Но когда Клим осведомился: ходят ли поезда на Москву? - швейцар, взглянув на него очень пытливо, ответил вопросом:
- Ожидаете, что железнодорожники тоже забастуют?
Наверху лестницы Самгина встретил коридорный и зашептал:
- Вы, господин Самгин, со швейцаром не разговаривайте, он - сволочь! Полицейский прихвостень...
Этот парень, давно знакомый, еще утром сегодня был добродушен, весел, услужлив, а теперь круглое лицо его странно обсохло, заострилось, точно после болезни; он посматривал на Самгина незнакомым взглядом и вполголоса говорил:
- Двери запер, сукин сын! Стрельба, казаки налетают, бьют; люди теснятся к нам, а он - запер двери и зубы скалит, толстая морда...
Помогая укладывать чемодан, он спрашивал горячим шопотом:
- В чем же убитые виноваты? Ну, сказали бы рабочим: нельзя! А выходит, что было сказано: они пойдут, а вы - бейте!
- Да, - невольно и неожиданно для себя подтвердил Клим. - Конечно, так и было сказано.
Коридорный, стоя на коленях, завязывал чемодан, но тут он пружинно вскочил и, несколько секунд посмотрев на Клима мигающими глазами, снова присел.
- Так, - пробормотал он и, надавив чемодан коленом, матерно выругался. - Значит, теперь...
Но Самгин не слушал его воркотню, думая о том, что вот сейчас он снова услышит в холодной темноте эти простенькие щелчки выстрелов. В карете гостиницы, вместе с двумя немыми, которые, спрятав головы в воротники шуб, явно не желали ничего видеть и слышать, Самгин, сквозь стекло в двери кареты, смотрел во тьму, и она казалась материальной, весомой, леденящим испарением грязи города, крови, пролитой в нем сегодня, испарением жестокости и безумия людей. И бессонную ночь в купе вагона он думал о безумии, о жестокости.
Дома на него набросилась Варвара, ее любопытство было разогрето до кипения, до ярости, она перелистывала Самгина, как новую книгу, стремясь отыскать в ней самую интересную, поражающую страницу, и легко уговорила его рассказать в этот же вечер ее знакомым все, что он видел. Он и сам хотел этого, находя, что ему необходимо разгрузить себя и что полезно будет устроить нечто вроде репетиции серьезного доклада.

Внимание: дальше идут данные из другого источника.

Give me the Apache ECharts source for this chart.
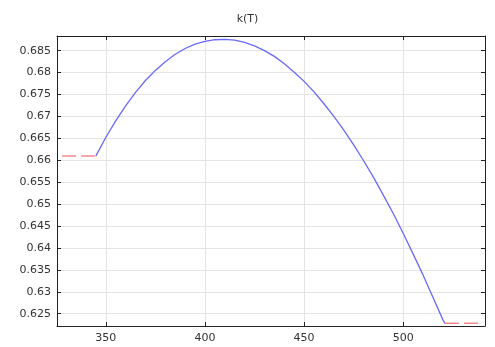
<!DOCTYPE html>
<html>
<head>
<meta charset="utf-8">
<script src="https://cdn.jsdelivr.net/npm/echarts@6/dist/echarts.min.js"></script>
<style>html,body{margin:0;padding:0;background:#fff}#c{width:495px;height:347px}</style>
</head>
<body>
<div id="c"></div>
<script>
const chartTitle = 'k(T)';
const xTicks = [350, 400, 450, 500];
const yTicks = [0.625, 0.63, 0.635, 0.64, 0.645, 0.65, 0.655, 0.66, 0.665, 0.67, 0.675, 0.68, 0.685];
const T = [345, 350, 355, 360, 365, 370, 375, 380, 385, 390, 395, 400, 405, 410, 415, 420, 425, 430, 435, 440, 445, 450, 455, 460, 465, 470, 475, 480, 485, 490, 495, 500, 505, 510, 515, 520, 521];
const k = [0.6610, 0.6652, 0.6690, 0.6724, 0.6755, 0.6782, 0.6805, 0.6825, 0.6842, 0.6855, 0.6865, 0.6871, 0.6875, 0.6876, 0.6874, 0.6869, 0.6861, 0.6850, 0.6837, 0.6820, 0.6801, 0.6780, 0.6756, 0.6729, 0.6700, 0.6669, 0.6635, 0.6599, 0.6561, 0.6520, 0.6478, 0.6433, 0.6386, 0.6338, 0.6287, 0.6236, 0.6228];
const lowT = [328, 345];
const lowK = [0.6610, 0.6610];
const highT = [521, 538.8];
const highK = [0.6228, 0.6228];

const pairs = (xs, ys) => xs.map((x, i) => [x, ys[i]]);
const font = 'DejaVu Sans';
const xMin = 325.4, xMax = 541.2, yMin = 0.6222, yMax = 0.68835;

const chart = echarts.init(document.getElementById('c'), null, {renderer: 'canvas'});
chart.setOption({
  animation: false,
  backgroundColor: '#fff',
  title: {text: chartTitle, left: 'center', top: 9,
    textStyle: {fontFamily: font, fontSize: 11, fontWeight: 'normal', color: '#333'}},
  grid: {left: 57, right: 10, top: 36, bottom: 21},
  xAxis: [{
    type: 'value', min: xMin, max: xMax, position: 'bottom',
    axisLine: {lineStyle: {color: '#222', width: 1}},
    axisTick: {inside: true, length: 4, customValues: xTicks, lineStyle: {color: '#222'}},
    axisLabel: {customValues: xTicks, fontFamily: font, fontSize: 11, color: '#333', margin: 7},
    splitLine: {show: true, lineStyle: {color: '#e4e4e4', width: 1}}
  }, {
    type: 'value', min: xMin, max: xMax, position: 'top',
    axisLine: {onZero: false, lineStyle: {color: '#222', width: 1}},
    axisTick: {inside: true, length: 4, customValues: xTicks, lineStyle: {color: '#222'}},
    axisLabel: {show: false},
    splitLine: {show: false}
  }],
  yAxis: [{
    type: 'value', min: yMin, max: yMax, position: 'left',
    axisLine: {show: true, lineStyle: {color: '#222', width: 1}},
    axisTick: {show: true, inside: true, length: 4, customValues: yTicks, lineStyle: {color: '#222'}},
    axisLabel: {customValues: yTicks, fontFamily: font, fontSize: 11, color: '#333', margin: 6},
    splitLine: {show: true, lineStyle: {color: '#e4e4e4', width: 1}}
  }, {
    type: 'value', min: yMin, max: yMax, position: 'right',
    axisLine: {show: true, onZero: false, lineStyle: {color: '#222', width: 1}},
    axisTick: {show: true, inside: true, length: 4, customValues: yTicks, lineStyle: {color: '#222'}},
    axisLabel: {show: false},
    splitLine: {show: false}
  }],
  series: [{
    type: 'line', data: pairs(T, k), showSymbol: false, smooth: false,
    lineStyle: {color: '#6a6af2', width: 1.3}, itemStyle: {color: '#6a6af2'}
  }, {
    type: 'line', data: pairs(lowT, lowK), showSymbol: false,
    lineStyle: {color: '#f08a8f', width: 1.5, type: [14, 5]}
  }, {
    type: 'line', data: pairs(highT, highK), showSymbol: false,
    lineStyle: {color: '#f08a8f', width: 1.5, type: [14, 5]}
  }]
});
</script>
</body>
</html>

Вечером собралось человек двадцать; пришел большой, толстый поэт, автор стихов об Иуде и о том, как сатана играл в карты с богом; пришел учитель словесности и тоже поэт - Эвзонов, маленький, чернозубый человек, с презрительной усмешкой на желтом лице; явился Брагин, тоже маленький, сухой, причесанный под Гоголя, многоречивый и особенно неприятный тем, что всесторонней осведомленностью своей о делах человеческих он заставлял Самгина вспоминать себя самого, каким Самгин хотел быть и был лет пять тому назад. Преобладали мужчины, было шесть женщин, из них Самгин знал только пышнотелую вдову фабриканта красок Дударову, ближайшую подругу Варвары; Варвара относилась к женщинам придирчиво критически, - Самгин объяснял это тем, что она быстро дурнела.